Mike Duffy tried to influence CRTC decision on Sun Media: source
Published Thursday, May 16, 2013 10:02PM EDT
Last Updated Thursday, May 16, 2013 11:11PM EDT
Sen. Mike Duffy attempted to influence the Canadian Radio-Television and Telecommunications Commission’s upcoming decision involving the right-leaning Sun News Network, a source has told CTV News.
A well-placed source told CTV’s Ottawa Bureau Chief Robert Fife that Duffy approached a Conservative insider with connections to the CRTC three weeks ago to discuss Sun Media, which is asking the federal regulator to grant its news channel “mandatory carriage,” or guaranteed placement on basic cable and satellite packages.
The move would boost Sun News Network’s profile and revenues.

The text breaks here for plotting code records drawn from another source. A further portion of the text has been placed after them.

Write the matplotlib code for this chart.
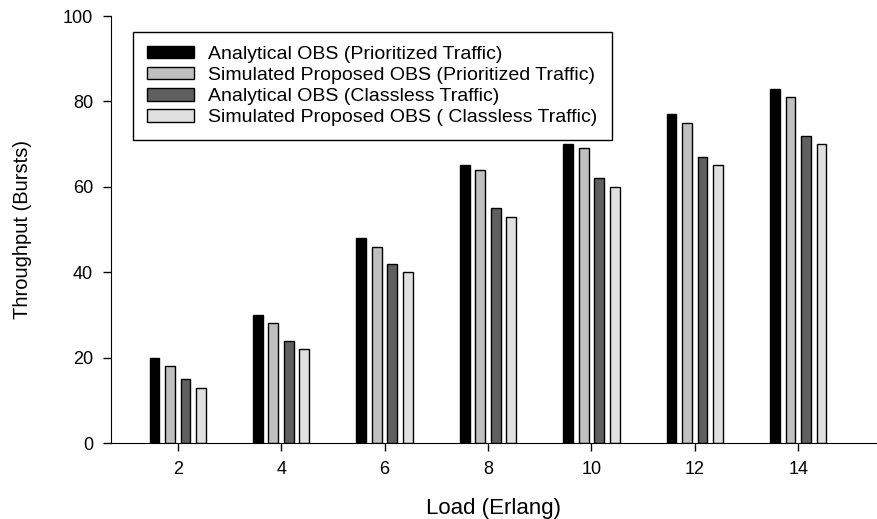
import numpy as np
import matplotlib
matplotlib.use("Agg")
import matplotlib.pyplot as plt

plt.rcParams['font.family'] = ['Liberation Sans', 'DejaVu Sans']

# Data
loads = [2, 4, 6, 8, 10, 12, 14]
analytical_prio = [20, 30, 48, 65, 70, 77, 83]
simulated_prio = [18, 28, 46, 64, 69, 75, 81]
analytical_classless = [15, 24, 42, 55, 62, 67, 72]
simulated_classless = [13, 22, 40, 53, 60, 65, 70]

series = [
    ("Analytical OBS (Prioritized Traffic)", analytical_prio, "#000000"),
    ("Simulated Proposed OBS (Prioritized Traffic)", simulated_prio, "#c0c0c0"),
    ("Analytical OBS (Classless Traffic)", analytical_classless, "#606060"),
    ("Simulated Proposed OBS ( Classless Traffic)", simulated_classless, "#e0e0e0"),
]

fig = plt.figure(figsize=(8.77, 5.19), dpi=100)
ax = fig.add_axes([0.1266, 0.1464, 0.872, 0.8227])

x = np.array(loads, dtype=float)
offsets = [-0.45, -0.15, 0.15, 0.45]
for (label, vals, color), off in zip(series, offsets):
    ax.bar(x + off, vals, width=0.19, color=color, edgecolor="black",
           linewidth=1.0, label=label)

ax.set_xlim(0.71, 15.5)
ax.set_ylim(0, 100)
ax.set_xticks(loads)
ax.set_yticks([0, 20, 40, 60, 80, 100])
ax.tick_params(direction="out", length=6, width=1, labelsize=13, pad=7)
ax.spines["top"].set_visible(False)
ax.spines["right"].set_visible(False)

ax.set_xlabel("Load (Erlang)", fontsize=16, labelpad=14)
ax.set_ylabel("Throughput (Bursts)", fontsize=14.5, labelpad=22)

leg = ax.legend(loc="upper left", bbox_to_anchor=(0.029, 0.963),
                fontsize=14, frameon=True, fancybox=False, framealpha=1,
                edgecolor="black", handlelength=2.4, handleheight=0.62,
                labelspacing=0.2, borderpad=0.72, handletextpad=0.75,
                borderaxespad=0)
leg.get_frame().set_linewidth(1.0)

fig.savefig("out.png", dpi=100)
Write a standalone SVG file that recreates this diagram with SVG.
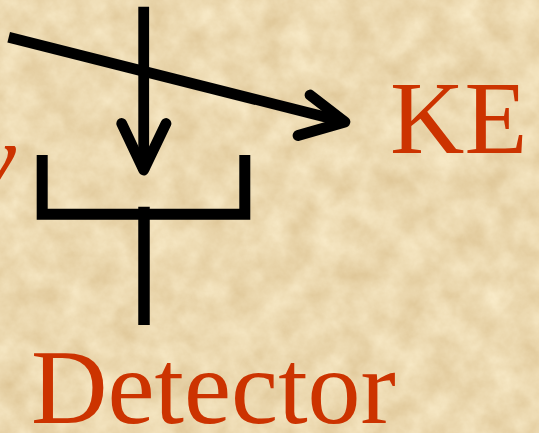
<svg xmlns="http://www.w3.org/2000/svg" width="539" height="433" viewBox="0 0 539 433">
  <defs>
    <filter id="parchment" x="0" y="0" width="539" height="433" filterUnits="userSpaceOnUse" color-interpolation-filters="sRGB">
      <feTurbulence type="fractalNoise" baseFrequency="0.035" numOctaves="5" seed="7" result="n"/>
      <feColorMatrix in="n" type="matrix" values="0.12 0 0 0 0.865  0.17 0 0 0 0.765  0.23 0 0 0 0.575  0 0 0 0 1"/>
    </filter>
    <style>
      .ln { fill: none; stroke: #000; stroke-width: 10.8; }
      .butt { stroke-linecap: butt; }
      .head { stroke-linecap: round; stroke-linejoin: round; }
      .lbl { font-family: "Liberation Serif", "Times New Roman", serif; fill: #cc3300; }
    </style>
  </defs>
  <rect id="background" x="0" y="0" width="539" height="433" fill="#ecd8ae"/>
  <rect x="0" y="0" width="539" height="433" filter="url(#parchment)"/>

  <g id="connectors">
    <g id="incoming-arrow">
      <path class="ln butt" d="M143.7,6.7 V171"/>
      <path class="ln head" d="M121.7,123.5 L143.7,170 L166,123.5"/>
    </g>
    <g id="outgoing-arrow">
      <path class="ln butt" d="M8.7,37.2 L345,122"/>
      <path class="ln head" d="M310,95 L345,122 L298,135.5"/>
    </g>
  </g>

  <g id="detector">
    <path class="ln butt" style="stroke-width:11;stroke-linejoin:miter" d="M42.2,155 V214.2 H244.8 V155"/>
    <path class="ln butt" style="stroke-width:11.5" d="M144,206.7 V325"/>
    <text class="lbl" x="31" y="423.3" font-size="106">Detector</text>
  </g>

  <g id="ke-label">
    <text class="lbl" x="390" y="153.3" font-size="103">KE</text>
  </g>

  <g id="photon-label">
    <text class="lbl" x="16" y="194" font-size="103" font-style="italic" text-anchor="end">ν</text>
  </g>
</svg>
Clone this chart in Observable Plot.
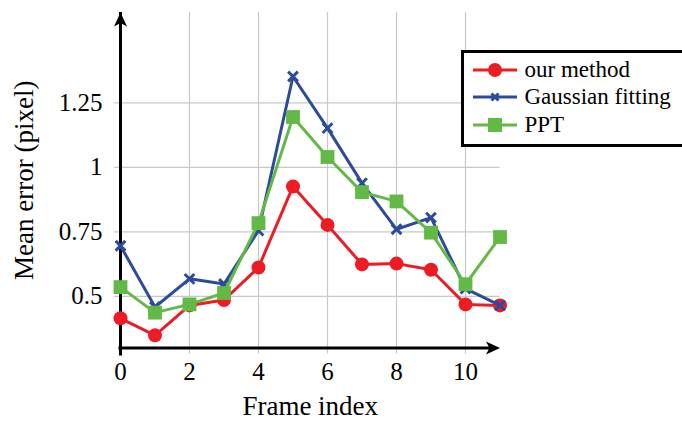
<!DOCTYPE html>
<html>
<head>
<meta charset="utf-8">
<script src="https://cdn.jsdelivr.net/npm/d3@7"></script>
<script src="https://cdn.jsdelivr.net/npm/@observablehq/plot@0.6"></script>
<style>
  html, body { margin: 0; padding: 0; background: #fff; overflow: hidden; }
  #wrap { position: relative; width: 682px; height: 421px; overflow: hidden; }
  #legend {
    position: absolute; left: 461px; top: 50px; width: 260px; height: 97px;
    box-sizing: border-box; border: 3.5px solid #000; background: #fff;
    padding: 3px 0 0 8.5px;
    font-family: "Liberation Serif", "Tinos", "Times New Roman", "DejaVu Serif", serif; font-size: 23px; color: #000;
  }
  .row { display: flex; align-items: center; height: 27.5px; white-space: nowrap; }
  .row svg { margin-right: 8px; flex: none; }
</style>
</head>
<body>
<div id="wrap"></div>
<script>
const frames = [0, 1, 2, 3, 4, 5, 6, 7, 8, 9, 10, 11];
const ourMethod = [0.415, 0.349, 0.465, 0.486, 0.612, 0.926, 0.777, 0.624, 0.627, 0.603, 0.469, 0.465];
const gaussian  = [0.696, 0.459, 0.568, 0.548, 0.755, 1.352, 1.152, 0.939, 0.760, 0.805, 0.530, 0.465];
const ppt       = [0.536, 0.437, 0.469, 0.513, 0.784, 1.195, 1.040, 0.904, 0.868, 0.747, 0.547, 0.730];
const seriesNames = ["our method", "Gaussian fitting", "PPT"];
const seriesColors = ["#ed1c24", "#2d4b9b", "#63b946"];
const seriesSymbols = ["circle", "times", "square"];
const xTicks = [0, 2, 4, 6, 8, 10];
const yTicks = [0.5, 0.75, 1, 1.25];
const xDomain = [0, 11];
const yDomain = [0.3, 1.6];
const xLabel = "Frame index";
const yLabel = "Mean error (pixel)";

const FONT = '"Liberation Serif", "Tinos", "Times New Roman", "DejaVu Serif", serif';

const seriesValues = [ourMethod, gaussian, ppt];
const rows = seriesValues.map((vals, s) =>
  frames.map((f, i) => ({frame: f, value: vals[i], series: seriesNames[s]})));

// stealth arrowhead symbol, tip at origin, pointing up
const stealth = {
  draw(context) {
    context.moveTo(0, 0);
    context.lineTo(6.5, 14);
    context.lineTo(0, 10.5);
    context.lineTo(-6.5, 14);
    context.closePath();
  }
};
const arrowTips = [
  {x: xDomain[1], y: yDomain[0], angle: 90},
  {x: xDomain[0], y: yDomain[1], angle: 0}
];

const seriesMarks = [];
rows.forEach((data, s) => {
  seriesMarks.push(Plot.line(data, {x: "frame", y: "value", stroke: seriesColors[s], strokeWidth: 3}));
  if (seriesSymbols[s] === "times") {
    seriesMarks.push(Plot.dot(data, {x: "frame", y: "value", symbol: "times", r: 4.5, stroke: seriesColors[s], strokeWidth: 3}));
  } else if (seriesSymbols[s] === "square") {
    seriesMarks.push(Plot.dot(data, {x: "frame", y: "value", symbol: "square", r: 7.8, fill: seriesColors[s], stroke: "none"}));
  } else {
    seriesMarks.push(Plot.dot(data, {x: "frame", y: "value", r: 7, fill: seriesColors[s], stroke: "none"}));
  }
});

const chart = Plot.plot({
  width: 682,
  height: 421,
  marginLeft: 120,
  marginRight: 182.5,
  marginTop: 12,
  marginBottom: 73.5,
  style: {fontFamily: FONT, fontSize: "25px", color: "#000", background: "transparent"},
  x: {domain: xDomain, axis: null},
  y: {domain: yDomain, axis: null},
  marks: [
    Plot.gridY(yTicks, {stroke: "#c8c8c8", strokeOpacity: 1, strokeWidth: 1.2}),
    Plot.gridX(xTicks, {stroke: "#c8c8c8", strokeOpacity: 1, strokeWidth: 1.2}),
    Plot.axisX(xTicks, {tickSize: 6, tickPadding: 8, stroke: "#c8c8c8", strokeWidth: 1.2, fill: "#000", fontSize: 25, label: null}),
    Plot.axisY(yTicks, {tickSize: 6, tickPadding: 12, stroke: "#c8c8c8", strokeWidth: 1.2, fill: "#000", fontSize: 25, label: null, tickFormat: d => String(d)}),
    Plot.ruleY([yDomain[0]], {x1: xDomain[0], x2: xDomain[1], insetRight: 8, insetLeft: -1.5, stroke: "#000", strokeWidth: 3}),
    Plot.ruleX([xDomain[0]], {y1: yDomain[0], y2: yDomain[1], insetTop: 8, stroke: "#000", strokeWidth: 3}),
    Plot.dot(arrowTips, {x: "x", y: "y", rotate: "angle", symbol: stealth, r: 5, fill: "#000", stroke: "none"}),
    ...seriesMarks,
    Plot.text([xLabel], {frameAnchor: "bottom", lineAnchor: "middle", dy: 58, fontSize: 27, fill: "#000"}),
    Plot.text([yLabel], {frameAnchor: "left", textAnchor: "middle", lineAnchor: "middle", rotate: -90, dx: -96, fontSize: 27, fill: "#000"})
  ]
});

const wrap = document.getElementById("wrap");
wrap.appendChild(chart);

const legend = document.createElement("div");
legend.id = "legend";
seriesNames.forEach((name, s) => {
  const row = document.createElement("div");
  row.className = "row";
  const c = seriesColors[s];
  let marker;
  if (seriesSymbols[s] === "circle") marker = `<circle cx="22" cy="11" r="7" fill="${c}"/>`;
  else if (seriesSymbols[s] === "square") marker = `<rect x="15" y="4" width="14" height="14" fill="${c}"/>`;
  else marker = `<path d="M18.5,7.5L25.5,14.5M25.5,7.5L18.5,14.5" stroke="${c}" stroke-width="3"/>`;
  row.innerHTML = `<svg width="44" height="22"><line x1="0" y1="11" x2="44" y2="11" stroke="${c}" stroke-width="3"/>${marker}</svg><span>${name}</span>`;
  legend.appendChild(row);
});
wrap.appendChild(legend);
</script>
</body>
</html>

“You know people at the CRTC,” the insider quoted Duffy as saying. “This is an important decision on Sun Media. They have to play with the team and support Sun Media’s request.”
Liberal MP Ralph Goodale said Duffy’s comments were “tantamount to saying: ‘Let’s go have a private little visit with a judge.’”
“That is direct political interference with a quasi-judicial tribunal,” Goodale said.
If the CRTC approves Sun Media’s request, cable and satellite customers across Canada will be paying to have its news channel as part of their TV packages.
“Helping insider friends to get access to power -- this is just unacceptable,” NDP MP Olivia Chow said.
Duffy, who quit the Conservative caucus Thursday night over a growing scandal involving his expense claims, did not respond to CTV’s request for comment.
He was secluded in his Prince Edward Island cottage -- the home he improperly claimed as his primary residence, resulting in a $90,000 debt to the Senate for repayment of wrongly claimed taxpayer-funded living expenses.
Fife revealed this week that Prime Minister Stephen Harper’s chief of staff, Nigel Wright, made a secret deal with Duffy to help him repay the money.
Although Duffy denied Wright’s involvement and claimed in an email to CTV News that he’d taken out a bank loan, the PMO confirmed that Wright wrote a personal cheque for $90,000 to the senator.
Canada's ethics commissioner, Mary Dawson, has said that she will investigate Wright's cheque to Duffy.